Data extract:
━━━━━━

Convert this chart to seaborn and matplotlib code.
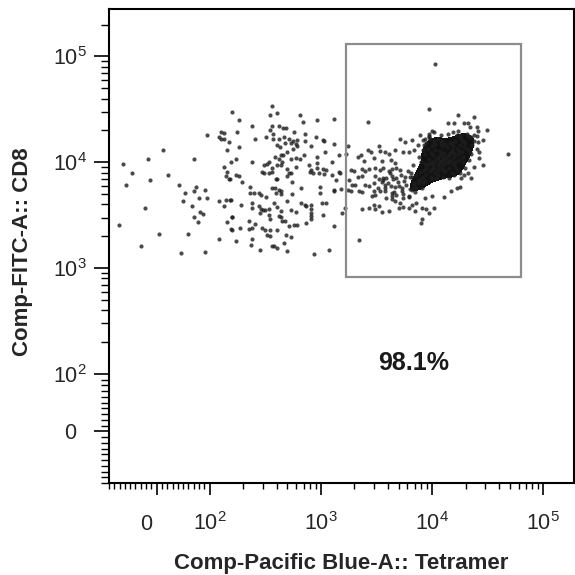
import matplotlib

matplotlib.use("Agg")
import matplotlib.pyplot as plt
import numpy as np
import seaborn as sns
from matplotlib.colors import ListedColormap
from matplotlib.patches import Rectangle
from matplotlib.transforms import ScaledTranslation


# events with tetramer signal above 10^2 (log10 of intensity)
tet_log = [
    2.10, 2.16, 2.13, 2.16, 2.15, 2.18, 2.08, 2.15, 2.18, 2.13, 2.20, 2.16, 2.20, 2.08,
    2.08, 2.10, 2.13, 2.13,
    2.56, 2.20, 2.54, 2.61, 2.81, 2.26, 2.84, 2.97, 3.12, 2.38, 2.56, 2.62, 2.66, 2.69,
    2.54, 2.25, 2.76, 2.86, 2.57, 2.41, 2.51, 2.57, 2.62, 2.67, 2.71, 2.96, 2.75, 2.79,
    2.86, 3.02, 3.03, 2.68, 2.73, 2.78, 2.61, 2.91, 3.12, 2.17, 2.26, 2.63, 2.75, 2.79,
    3.04, 2.70, 2.64, 2.66, 2.85, 2.97, 3.16, 2.59, 2.73, 2.78, 2.81, 2.62, 2.24, 2.19,
    2.38, 2.53, 2.65, 2.97, 3.10, 2.49, 2.52, 2.61, 2.64, 2.78, 2.89, 2.91, 2.97, 3.02,
    3.05, 2.56, 2.70, 2.47, 2.49, 2.53, 2.56, 2.71, 2.73, 2.90, 2.93, 2.98, 3.03, 3.10,
    3.16, 3.17, 2.17, 2.24, 2.26, 2.70, 2.60, 2.61, 2.74, 2.29, 3.14, 2.36, 2.56, 2.59,
    2.62, 2.64, 2.82, 2.99, 3.12, 3.12, 3.18, 2.36, 2.40, 2.44, 2.46, 2.60, 2.64, 2.74,
    2.99, 2.51, 2.19, 2.28, 2.38, 2.58, 2.70, 2.82, 2.86, 2.91, 3.01, 3.05, 3.22, 3.19,
    2.38, 2.44, 2.46, 2.48, 2.50, 2.53, 2.61, 2.64, 2.73, 2.87, 2.91, 2.91, 2.91, 2.91,
    2.78, 2.45, 2.53, 2.62, 2.64, 3.02, 2.20, 2.35, 2.54, 2.65, 2.68, 2.87, 2.41, 2.71,
    2.76, 2.79, 3.12, 2.19, 2.27, 2.35, 2.38, 2.47, 2.50, 2.54, 2.61, 2.52, 2.54, 2.69,
    2.73, 2.38, 2.24, 2.67, 2.37, 2.56, 2.58, 2.61, 2.70, 2.45, 2.94, 3.07,
    3.42, 3.24, 3.23, 3.33, 3.36, 3.42, 3.45, 3.52, 3.53, 3.58, 3.61, 3.71, 3.76, 3.82,
    3.89, 3.92, 3.97, 3.67, 3.74, 3.79, 3.84, 3.87, 3.93, 3.39, 3.48, 3.55, 3.63, 3.67,
    3.27, 3.30, 3.37, 3.40, 3.43, 3.49, 3.53, 3.56, 3.61, 3.64, 3.37, 3.33, 3.49, 3.52,
    3.56, 3.59, 3.64, 3.68, 3.25, 3.28, 3.31, 3.40, 3.43, 3.48, 3.51, 3.55, 3.58, 3.63,
    3.67, 3.24, 3.27, 3.34, 3.37, 3.48, 3.53, 3.58, 3.64, 3.68, 3.73, 3.46, 3.49, 3.59,
    3.64, 3.74, 3.79, 3.67, 3.71, 3.48, 3.52, 3.82, 3.86, 3.37, 3.43, 3.49, 3.55, 3.61,
    3.70, 3.74, 3.79, 3.85, 3.91, 3.95, 3.90, 3.34,
    3.97, 4.23, 4.38, 4.14, 4.20, 4.29, 4.32, 4.34, 4.40, 4.41, 4.49, 4.00, 4.02, 4.08,
    4.14, 4.19, 4.23, 4.26, 4.31, 4.35, 4.38, 4.41, 4.46, 4.68, 4.46, 4.38, 4.42, 4.40,
    4.42, 4.35, 4.25, 4.11, 4.02, 3.97, 3.94, 4.00, 3.91, 4.17, 4.22, 4.29, 4.32, 3.94,
    3.97, 4.03,
    3.60, 3.65, 3.70, 3.72, 3.75, 3.78, 3.80, 3.82, 3.66, 3.58, 3.62, 3.74, 3.68, 3.77,
    3.85, 3.83, 3.79, 3.71, 3.64, 3.56, 3.87, 3.81, 3.76, 3.69, 3.73,
]
cd8_log = [
    4.22, 4.12, 3.96, 3.91, 3.87, 3.84, 3.63, 3.64, 3.64, 3.59, 3.48, 3.44, 3.36, 3.28,
    4.24, 4.29, 4.28, 4.22,
    4.53, 4.48, 4.45, 4.47, 4.45, 4.40, 4.38, 4.40, 4.41, 4.34, 4.34, 4.34, 4.32, 4.32,
    4.31, 4.29, 4.29, 4.27, 4.27, 4.22, 4.24, 4.22, 4.22, 4.24, 4.22, 4.24, 4.20, 4.21,
    4.20, 4.21, 4.20, 4.18, 4.18, 4.17, 4.16, 4.15, 4.17, 4.19, 4.14, 4.14, 4.13, 4.15,
    4.10, 4.10, 4.07, 4.07, 4.07, 4.05, 4.07, 4.05, 4.03, 4.04, 4.03, 4.03, 4.03, 4.00,
    4.00, 4.00, 4.00, 3.99, 4.00, 3.97, 3.98, 3.97, 3.97, 3.96, 3.97, 3.93, 3.95, 3.94,
    3.93, 3.95, 3.94, 3.91, 3.90, 3.90, 3.91, 3.90, 3.90, 3.91, 3.90, 3.90, 3.89, 3.88,
    3.91, 3.90, 3.84, 3.88, 3.87, 3.87, 3.84, 3.84, 3.81, 3.81, 3.83, 3.77, 3.76, 3.76,
    3.74, 3.73, 3.76, 3.77, 3.74, 3.73, 3.75, 3.71, 3.71, 3.71, 3.69, 3.71, 3.70, 3.70,
    3.71, 3.67, 3.64, 3.60, 3.62, 3.62, 3.63, 3.62, 3.60, 3.60, 3.62, 3.62, 3.57, 3.52,
    3.57, 3.59, 3.56, 3.55, 3.55, 3.56, 3.58, 3.54, 3.55, 3.59, 3.56, 3.52, 3.49, 3.46,
    3.53, 3.52, 3.50, 3.49, 3.48, 3.50, 3.48, 3.45, 3.46, 3.45, 3.45, 3.43, 3.42, 3.40,
    3.41, 3.41, 3.40, 3.37, 3.38, 3.37, 3.38, 3.38, 3.36, 3.36, 3.36, 3.31, 3.30, 3.31,
    3.29, 3.28, 3.26, 3.24, 3.22, 3.21, 3.21, 3.19, 3.16, 3.17, 3.13, 3.17,
    4.38, 4.15, 4.08, 4.05, 4.07, 4.12, 4.10, 4.15, 4.11, 4.10, 4.08, 4.22, 4.19, 4.21,
    4.26, 4.21, 4.27, 4.12, 4.10, 4.10, 4.12, 4.16, 4.16, 4.01, 4.04, 4.01, 4.02, 3.99,
    3.93, 3.92, 3.94, 3.92, 3.94, 3.95, 3.93, 3.95, 3.92, 3.94, 3.87, 3.86, 3.87, 3.84,
    3.83, 3.85, 3.87, 3.85, 3.83, 3.79, 3.79, 3.79, 3.78, 3.80, 3.76, 3.81, 3.79, 3.78,
    3.77, 3.74, 3.73, 3.73, 3.72, 3.73, 3.73, 3.73, 3.71, 3.69, 3.73, 3.68, 3.69, 3.66,
    3.65, 3.66, 3.67, 3.63, 3.62, 3.60, 3.59, 3.60, 3.62, 3.56, 3.57, 3.56, 3.53, 3.54,
    3.57, 3.58, 3.57, 3.54, 3.57, 3.56, 3.43, 3.27,
    4.50, 4.45, 4.43, 4.37, 4.37, 4.37, 4.37, 4.33, 4.33, 4.30, 4.31, 4.30, 4.29, 4.26,
    4.27, 4.29, 4.30, 4.26, 4.26, 4.24, 4.26, 4.19, 4.21, 4.08, 3.97, 3.96, 4.04, 4.13,
    4.10, 3.85, 3.77, 3.67, 3.57, 3.52, 3.66, 3.68, 3.46, 3.73, 3.76, 3.88, 3.90, 4.22,
    4.24, 4.93,
    3.80, 3.84, 3.78, 3.88, 3.82, 3.92, 3.75, 3.86, 3.72, 3.76, 3.90, 3.70, 3.95, 3.79,
    3.72, 3.97, 3.68, 3.93, 3.68, 3.85, 3.83, 3.90, 3.86, 3.81, 3.76,
]

# events with tetramer signal below 10^2 (linear intensity)
dim_tet = [12, -16, 70, -64, -47, 22, -13, -58, 43, 74, 92, 70, 54, 79, 95,
           50, 67, -22, 81, 88, 70, 78, -71, 5, 60, -30, 92, 46, 95]
dim_cd8_log = [4.12, 4.03, 4.03, 3.98, 3.90, 3.88, 3.83, 3.79, 3.79, 3.77, 3.74, 3.73, 3.71, 3.66, 3.66,
               3.63, 3.59, 3.57, 3.53, 3.51, 3.48, 3.44, 3.41, 3.32, 3.32, 3.21, 3.15, 3.14, 4.26]

# dense tetramer+ CD8+ core (log10 of intensity)
core_tet_log = [
    4.08, 4.05, 4.12, 4.10, 4.02, 4.15, 4.18, 4.00, 4.06, 3.98, 4.14, 4.20, 4.04, 4.11,
    3.95, 4.22, 4.09, 4.01, 4.17, 3.93, 4.25, 4.07, 3.99, 4.13, 4.03, 4.19, 4.27, 3.90,
    4.16, 4.06, 4.23, 3.96, 4.10, 4.00, 4.14, 4.08, 4.02, 4.12, 4.05, 4.18, 3.88, 3.92,
    4.30, 4.28, 4.21, 3.97, 4.11, 3.94, 4.24, 4.09, 3.86, 4.32, 4.04, 3.84, 4.26, 4.15,
    3.99, 4.19, 3.91, 4.07, 4.13, 4.01, 4.10, 4.05, 4.16, 3.95, 4.03, 4.21, 3.89, 4.12,
    4.28, 4.33, 4.36, 4.31, 4.25, 4.38, 4.22, 4.34, 4.29, 4.40, 4.05, 4.15, 3.98, 4.20,
    4.00, 3.94, 4.18, 4.24, 3.92, 4.09, 3.86, 3.82, 3.88, 3.84, 3.80,
    4.25, 4.30, 4.20, 4.28, 4.22, 4.33, 3.95, 3.98, 4.02, 3.92, 4.00, 3.97, 4.15, 4.18,
    4.10, 4.05, 4.08, 3.88, 3.90, 4.35, 4.26, 3.94, 4.12, 4.21, 4.03, 3.96,
]
core_cd8_log = [
    4.01, 3.98, 4.04, 3.97, 3.95, 4.07, 4.10, 4.00, 4.06, 3.92, 3.99, 4.05, 4.03, 4.09,
    3.89, 4.13, 3.94, 4.07, 4.02, 3.93, 4.16, 4.11, 3.86, 4.14, 3.90, 3.98, 4.10, 3.84,
    4.18, 3.96, 4.08, 3.97, 4.02, 3.94, 4.06, 4.08, 4.00, 3.99, 4.04, 4.12, 3.80, 3.86,
    4.18, 4.05, 4.20, 4.03, 3.92, 3.82, 4.02, 4.15, 3.88, 4.13, 3.85, 3.78, 4.22, 3.95,
    4.09, 4.15, 3.76, 4.00, 4.02, 3.97, 4.05, 3.93, 4.09, 3.95, 4.12, 4.00, 3.91, 4.17,
    4.20, 4.24, 4.16, 4.27, 4.24, 4.20, 4.26, 4.10, 4.14, 4.25, 3.88, 4.00, 3.99, 4.09,
    3.84, 3.98, 4.18, 4.11, 3.80, 4.20, 3.76, 3.74, 3.82, 3.80, 3.86,
    3.90, 3.95, 3.88, 4.00, 3.93, 4.02, 4.18, 4.22, 4.20, 4.12, 4.15, 4.25, 3.85, 3.90,
    3.86, 4.22, 4.18, 4.05, 4.00, 4.08, 3.85, 4.08, 3.92, 3.96, 4.17, 4.13,
]

x_ticks = [0, 1e2, 1e3, 1e4, 1e5]
x_tick_labels = ["0", r"$\mathregular{10^2}$", r"$\mathregular{10^3}$",
                 r"$\mathregular{10^4}$", r"$\mathregular{10^5}$"]
y_ticks = [0, 1e2, 1e3, 1e4, 1e5]
y_tick_labels = x_tick_labels

gate = (1694, 62500, 824, 132000)  # tetramer lo/hi, CD8 lo/hi
gate_label = "98.1%"
x_range = (-82, 1.89e5)
y_range = (-81, 2.81e5)


def minor_ticks(top):
    ticks = [s * v for v in range(10, 100, 10) for s in (-1, 1)]
    for k in range(2, 6):
        ticks += [m * 10 ** k for m in range(2, 10)]
    return [t for t in ticks if t <= top]


sns.set_style("ticks")
plt.rcParams["font.family"] = ["Liberation Sans", "DejaVu Sans"]

fig = plt.figure(figsize=(5.75, 5.75), dpi=100)
ax = fig.add_axes([109 / 575, 92 / 575, 465 / 575, 474 / 575])

bright_x = np.power(10.0, tet_log)
bright_y = np.power(10.0, cd8_log)
core_x = np.power(10.0, core_tet_log)
core_y = np.power(10.0, core_cd8_log)

sns.kdeplot(x=core_x, y=core_y, fill=True, levels=[0.2, 1.0],
            cmap=ListedColormap(["#111111"]), log_scale=True, bw_adjust=0.9, ax=ax)

ax.set_xscale("symlog", linthresh=100, linscale=0.4286)
ax.set_yscale("symlog", linthresh=100, linscale=0.488)

all_x = np.concatenate([bright_x, np.array(dim_tet, dtype=float), core_x])
all_y = np.concatenate([bright_y, np.power(10.0, dim_cd8_log), core_y])
sns.scatterplot(x=all_x, y=all_y, s=9, color="#1e1e1e", alpha=0.8, linewidth=0, ax=ax)

ax.add_patch(Rectangle((gate[0], gate[2]), gate[1] - gate[0], gate[3] - gate[2],
                       fill=False, edgecolor="#8c8c8c", linewidth=1.6, zorder=3))
ax.text(6800, 127, gate_label, ha="center", va="center", fontsize=18, fontweight="bold",
        color="#1a1a1a")

ax.set_xlim(*x_range)
ax.set_ylim(*y_range)
ax.set_xticks(x_ticks, labels=x_tick_labels, va="baseline")
ax.set_xticks(minor_ticks(x_range[1]), minor=True)
ax.set_yticks(y_ticks, labels=y_tick_labels, ha="center")
ax.set_yticks(minor_ticks(y_range[1]), minor=True)

ax.tick_params(axis="x", which="major", direction="out", length=8.5, width=1.2,
               pad=25, labelsize=15.5, color="black")
ax.tick_params(axis="x", which="minor", direction="out", length=4.5, width=1.0, color="black")
ax.tick_params(axis="y", which="major", direction="out", length=11, width=1.2,
               pad=17, labelsize=15.5, color="black")
ax.tick_params(axis="y", which="minor", direction="out", length=6, width=1.0, color="black")

# the "0" label of the tetramer axis sits a little left of its tick
zero_lbl = ax.xaxis.get_major_ticks()[0].label1
zero_lbl.set_transform(zero_lbl.get_transform() + ScaledTranslation(-0.1, 0, fig.dpi_scale_trans))

for side in ["left", "bottom", "top", "right"]:
    ax.spines[side].set_visible(True)
    ax.spines[side].set_linewidth(1.5)
    ax.spines[side].set_color("black")

ax.set_xlabel("Comp-Pacific Blue-A:: Tetramer", fontsize=16, fontweight="bold", va="center")
ax.set_ylabel("Comp-FITC-A:: CD8", fontsize=16, fontweight="bold", va="center")
ax.xaxis.set_label_coords(0.5, -0.169)
ax.yaxis.set_label_coords(-0.187, 0.487)

fig.savefig("out.png", dpi=100)
plt.close(fig)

━━━━━━

Requirement: Tally the lines above that contain the word "seaborn", and reply with only the number.

Written response: 2